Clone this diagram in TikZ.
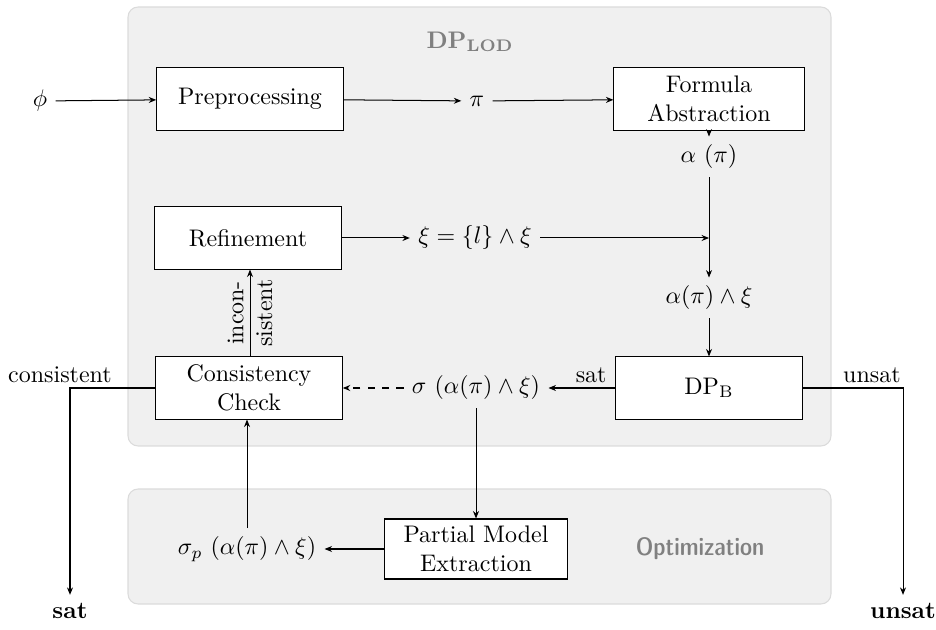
\documentclass[tikz,border=0pt]{standalone}
\usepackage{fontspec}
\newfontfamily\optfont{lmsansdemicond10-regular.otf}
\usetikzlibrary{arrows.meta}
\begin{document}
\begin{tikzpicture}[x=0.417pt,y=-0.417pt,
  panel/.style={draw=black!14,fill=black!6,rounded corners=4.2pt,line width=0.45pt},
  stagebox/.style={draw=black,fill=white,line width=0.45pt,minimum width=77.8pt,minimum height=25.9pt,align=center,inner sep=2pt},
  arr/.style={-{Stealth[length=3.1pt,width=2.5pt]},line width=0.42pt},
  paneltitle/.style={text=black!50,font=\bfseries}]
\useasboundingbox (0,0) rectangle (936,630);

% background panels
\draw[panel] (128,7) rectangle (831,446);
\draw[panel] (128,489) rectangle (831,604);
\node[paneltitle] (ttl) at (470,42) {DP\textsubscript{LOD}};
\node[paneltitle,font=\optfont\fontsize{10.5}{12}\selectfont] (opt) at (700,549) {Optimization};

% processing stages
\node[stagebox] (pre) at (250,99) {Preprocessing};
\node[stagebox,minimum width=79.3pt] (fa) at (709,99) {Formula\\Abstraction};
\node[stagebox] (ref) at (248,238) {Refinement};
\node[stagebox] (cc) at (249,388) {Consistency\\Check};
\node[stagebox] (dpb) at (709,388) {$\mathrm{DP_B}$};
\node[stagebox,minimum width=76pt,minimum height=25pt] (pme) at (476,549) {Partial Model\\Extraction};

% intermediate formulas
\node (phi) at (40,101) {$\phi$};
\node (pi) at (477,101) {$\pi$};
\node (al) at (709,157) {$\alpha\ (\pi)$};
\node (xi) at (475,238) {$\xi = \{l\} \land \xi$};
\coordinate (j) at (709,238);
\node (alx) at (709,298) {$\alpha(\pi) \land \xi$};
\node (sig) at (476,388) {$\sigma\ (\alpha(\pi) \land \xi)$};
\node (sigp) at (247,549) {$\sigma_p\ (\alpha(\pi) \land \xi)$};

% results
\node (sat) at (70,611) {\textbf{sat}};
\node (unsat) at (903,611) {\textbf{unsat}};

% connectors
\draw[arr] (phi) -- (pre);
\draw[arr] (pre) -- (pi);
\draw[arr] (pi) -- (fa);
\draw[arr] (fa) -- (al);
\draw[arr] (al) -- (alx);
\draw[arr] (ref) -- (xi);
\draw[arr] (xi) -- (j);
\draw[arr] (alx) -- (dpb);
\draw[arr] (dpb) -- node[above,pos=0.36,inner sep=2pt] {sat} (sig);
\draw[arr,dashed] (sig) -- (cc);
\draw[arr] (sig) -- (pme);
\draw[arr] (pme) -- (sigp);
\draw[arr] (sigp) -- (sigp |- cc.south);
\draw[arr] (cc.north -| 250,0) -- node[rotate=90,align=center,inner sep=0pt] {incon-\\sistent} (ref.south -| 250,0);
\draw[arr] (cc.west) -| node[above,pos=0.5,xshift=-4.2pt,inner sep=2pt] {consistent} (sat);
\draw[arr] (dpb.east) -| node[above,pos=0.345,inner sep=2pt] {unsat} (unsat);
\end{tikzpicture}
\end{document}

#####

§ **Task description**: Extract the full listing above verbatim; pictures are to be left out of the copy.

§ **Complete output**:
Clone this diagram in TikZ.
\documentclass[tikz,border=0pt]{standalone}
\usepackage{fontspec}
\newfontfamily\optfont{lmsansdemicond10-regular.otf}
\usetikzlibrary{arrows.meta}
\begin{document}
\begin{tikzpicture}[x=0.417pt,y=-0.417pt,
  panel/.style={draw=black!14,fill=black!6,rounded corners=4.2pt,line width=0.45pt},
  stagebox/.style={draw=black,fill=white,line width=0.45pt,minimum width=77.8pt,minimum height=25.9pt,align=center,inner sep=2pt},
  arr/.style={-{Stealth[length=3.1pt,width=2.5pt]},line width=0.42pt},
  paneltitle/.style={text=black!50,font=\bfseries}]
\useasboundingbox (0,0) rectangle (936,630);

% background panels
\draw[panel] (128,7) rectangle (831,446);
\draw[panel] (128,489) rectangle (831,604);
\node[paneltitle] (ttl) at (470,42) {DP\textsubscript{LOD}};
\node[paneltitle,font=\optfont\fontsize{10.5}{12}\selectfont] (opt) at (700,549) {Optimization};

% processing stages
\node[stagebox] (pre) at (250,99) {Preprocessing};
\node[stagebox,minimum width=79.3pt] (fa) at (709,99) {Formula\\Abstraction};
\node[stagebox] (ref) at (248,238) {Refinement};
\node[stagebox] (cc) at (249,388) {Consistency\\Check};
\node[stagebox] (dpb) at (709,388) {$\mathrm{DP_B}$};
\node[stagebox,minimum width=76pt,minimum height=25pt] (pme) at (476,549) {Partial Model\\Extraction};

% intermediate formulas
\node (phi) at (40,101) {$\phi$};
\node (pi) at (477,101) {$\pi$};
\node (al) at (709,157) {$\alpha\ (\pi)$};
\node (xi) at (475,238) {$\xi = \{l\} \land \xi$};
\coordinate (j) at (709,238);
\node (alx) at (709,298) {$\alpha(\pi) \land \xi$};
\node (sig) at (476,388) {$\sigma\ (\alpha(\pi) \land \xi)$};
\node (sigp) at (247,549) {$\sigma_p\ (\alpha(\pi) \land \xi)$};

% results
\node (sat) at (70,611) {\textbf{sat}};
\node (unsat) at (903,611) {\textbf{unsat}};

% connectors
\draw[arr] (phi) -- (pre);
\draw[arr] (pre) -- (pi);
\draw[arr] (pi) -- (fa);
\draw[arr] (fa) -- (al);
\draw[arr] (al) -- (alx);
\draw[arr] (ref) -- (xi);
\draw[arr] (xi) -- (j);
\draw[arr] (alx) -- (dpb);
\draw[arr] (dpb) -- node[above,pos=0.36,inner sep=2pt] {sat} (sig);
\draw[arr,dashed] (sig) -- (cc);
\draw[arr] (sig) -- (pme);
\draw[arr] (pme) -- (sigp);
\draw[arr] (sigp) -- (sigp |- cc.south);
\draw[arr] (cc.north -| 250,0) -- node[rotate=90,align=center,inner sep=0pt] {incon-\\sistent} (ref.south -| 250,0);
\draw[arr] (cc.west) -| node[above,pos=0.5,xshift=-4.2pt,inner sep=2pt] {consistent} (sat);
\draw[arr] (dpb.east) -| node[above,pos=0.345,inner sep=2pt] {unsat} (unsat);
\end{tikzpicture}
\end{document}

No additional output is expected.